With all of this unstructured data flowing in and around an enterprise, it is no wonder why it is so difficult to create the perfect Artificial or Business Intelligence application. In machine learning systems, runtime efficiency depends mostly on the ease of access to data to ensure faster processing. Therefore, there is a need to convert the already collected unstructured data into a structured form to improve both the stability and the functionality of the system.
This article will try to provide an overview of some of the most dynamic methods of collecting, extracting and converting non-structured data in a machine learning environment.
Human in the loop Learning extractors
These are the type of extractors that are used to collect data from human behaviors. They process cues that come from their human partners and collect that data in structured form. For instance, AI personal assistants that learn from their owner’s character wants or tendencies and then can make predictions on what the owner might need in a future circumstance.
Value Matching extractors
These are the kind of extractors that can find a set of values in a pre-defined search area. Web scraping tools are a good example of this technique. You can also use this when you have massive amounts of unstructured documents, and you are trying to extract specific information that you know exists or if you feel that converting the data is inefficient and non-economical. Value matching extractors amalgamate data and store the most valuable sets of data.
Visual Pattern Extractors
These extractors extract data from a visual representation of non-structured data. These may be in the form of images, charts, graphs or computer graphics. For instance, they may evaluate an image and check the time it was created, weather condition, the nature of the event and henceforth.
In any enterprise, a lot of transactions are tabulated in tables. Table extractors are specifically used to collect and structure this data in a form that may be used by machine learning algorithms. It is then clustered together in databases accessible to AI algorithms to use.
Unstructured data can contain industry-specific jargons that may prove confusing when fed into Machine Learning system’s data banks. The semantic extractors help in changing the semantic into something machines can understand. Also, when these non-structured data elements originate from voice conversations, semantic extractors must be equipped with robust natural language processing algorithms to collect and sort the data provided.
Package Form extractors
Questionnaires, surveys, and business forms are some of the most common product and services assessment tools in an enterprise.
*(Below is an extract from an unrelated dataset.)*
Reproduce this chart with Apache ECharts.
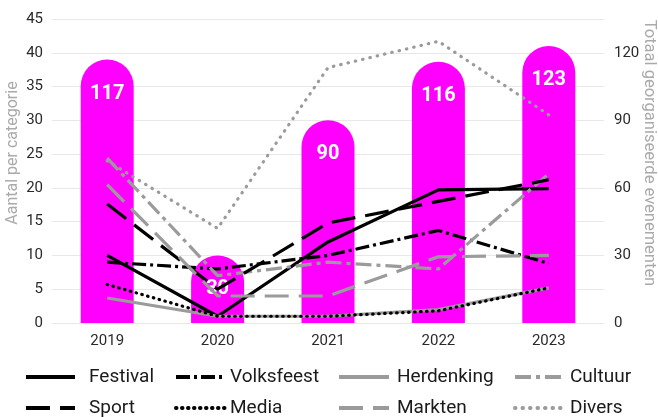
<!DOCTYPE html>
<html>
<head>
<meta charset="utf-8">
<script src="https://cdn.jsdelivr.net/npm/echarts@6/dist/echarts.min.js"></script>
<style>
  html, body { margin: 0; padding: 0; background: #fff; }
  #chart { width: 658px; height: 417px; }
</style>
</head>
<body>
<div id="chart"></div>
<script>
// jaren en totalen (rechter as)
const years = ['2019', '2020', '2021', '2022', '2023'];
const totals = [117, 30, 90, 116, 123];

// aantal per categorie (linker as)
const festival = [10, 1, 12, 19.7, 19.9];
const volksfeest = [9, 8, 10, 13.7, 8.8];
const herdenking = [3.7, 1, 1, 2, 5.2];
const cultuur = [24.4, 7, 9, 8, 22.1];
const sport = [17.6, 5, 14.8, 18, 21.2];
const media = [5.7, 1, 1, 1.8, 5.2];
const markten = [20.5, 4, 4, 9.8, 10];
const divers = [24, 14, 37.8, 41.7, 30.8];

const BLACK = '#000000';
const GREY = '#9b9b9b';
const FONT = 'Roboto';

function lineSerie(name, data, color, dash, cap) {
    return {
        name: name,
        type: 'line',
        yAxisIndex: 0,
        data: data,
        symbol: 'none',
        z: 3,
        lineStyle: {
            color: color,
            width: 3.2,
            type: dash,
            cap: cap || 'butt'
        },
        itemStyle: {color: color}
    };
}

// one legend per item so the columns line up like the original
function legendItem(name, left, top, width, gap) {
    return {
        left: left,
        top: top,
        padding: 0,
        itemWidth: width,
        itemHeight: 14,
        data: [name],
        itemStyle: {color: 'rgba(0,0,0,0)', borderWidth: 0},
        lineStyle: {width: 4},
        textStyle: {
            fontFamily: FONT,
            fontSize: 19,
            lineHeight: 22,
            color: '#1a1a1a',
            padding: [0, 0, 0, gap]
        }
    };
}

const chart = echarts.init(document.getElementById('chart'));

chart.setOption({
    animation: false,
    grid: {left: 52, right: 54, top: 19, bottom: 94},
    legend: [
        legendItem('Festival', 24, 366, 49, 9),
        legendItem('Volksfeest', 174, 366, 49, 0),
        legendItem('Herdenking', 337, 366, 50, 3),
        legendItem('Cultuur', 513, 366, 48, 2),
        legendItem('Sport', 24, 397, 49, 9),
        legendItem('Media', 174, 397, 49, 0),
        legendItem('Markten', 337, 397, 50, 3),
        legendItem('Divers', 513, 397, 48, 2)
    ],
    xAxis: {
        type: 'category',
        data: years,
        axisLine: {show: false},
        axisTick: {show: false},
        axisLabel: {fontFamily: FONT, fontSize: 15, color: '#2a2a2a', margin: 11}
    },
    yAxis: [
        {
            type: 'value',
            min: 0,
            max: 45,
            interval: 5,
            axisLine: {show: false},
            axisTick: {show: false},
            splitLine: {lineStyle: {color: '#e8e8e8', width: 1}},
            axisLabel: {fontFamily: FONT, fontSize: 15, color: '#2a2a2a', margin: 9}
        },
        {
            type: 'value',
            min: 0,
            max: 135,
            interval: 15,
            position: 'right',
            axisLine: {show: false},
            axisTick: {show: false},
            splitLine: {show: false},
            axisLabel: {
                fontFamily: FONT, fontSize: 15, color: '#2a2a2a', margin: 10,
                formatter: v => (v % 30 === 0 ? String(v) : '')
            }
        }
    ],
    graphic: [
        {
            type: 'text',
            x: 13,
            y: 153,
            rotation: Math.PI / 2,
            style: {
                text: 'Aantal per categorie',
                fill: '#aaaaaa',
                fontFamily: FONT,
                fontSize: 16,
                align: 'center',
                verticalAlign: 'middle',
                textAlign: 'center',
                textVerticalAlign: 'middle'
            }
        },
        {
            type: 'text',
            x: 649,
            y: 153,
            rotation: -Math.PI / 2,
            style: {
                text: 'Totaal georganiseerde evenementen',
                fill: '#aaaaaa',
                fontFamily: FONT,
                fontSize: 16.5,
                align: 'center',
                verticalAlign: 'middle',
                textAlign: 'center',
                textVerticalAlign: 'middle'
            }
        }
    ],
    series: [
        {
            name: 'Totaal',
            type: 'bar',
            yAxisIndex: 1,
            data: totals,
            barWidth: 53,
            z: 2,
            itemStyle: {color: '#ff00ff', borderRadius: [26.5, 26.5, 0, 0]},
            label: {
                show: true,
                position: 'insideTop',
                distance: 24,
                color: '#ffffff',
                fontFamily: FONT,
                fontWeight: 'bold',
                fontSize: 20
            }
        },
        lineSerie('Festival', festival, BLACK, 'solid'),
        lineSerie('Volksfeest', volksfeest, BLACK, [14, 4, 3, 4]),
        lineSerie('Herdenking', herdenking, GREY, 'solid'),
        lineSerie('Cultuur', cultuur, GREY, [16, 5, 4, 5]),
        lineSerie('Sport', sport, BLACK, [24, 10]),
        lineSerie('Markten', markten, GREY, [24, 10]),
        lineSerie('Divers', divers, GREY, [0.5, 7], 'round'),
        lineSerie('Media', media, BLACK, [0.5, 5.5], 'round')
    ]
});
</script>
</body>
</html>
Though the data collected, can provide mass amounts of insights to the users it is not always collected in a usable and structured way so that we can add it to our machine learning toolsets. Form extractors are used to provide the clustering of this data, making the conclusions and storing the data in the backend for use by machine learning systems.
Machine Learning systems are becoming ubiquitous in every modern-day enterprise. In many cases, to make our AI systems fully functional, we need to give them access to the millions of Gigabytes of data generated every day that is non-structured. Using some of the techniques mentioned above will help us do just that.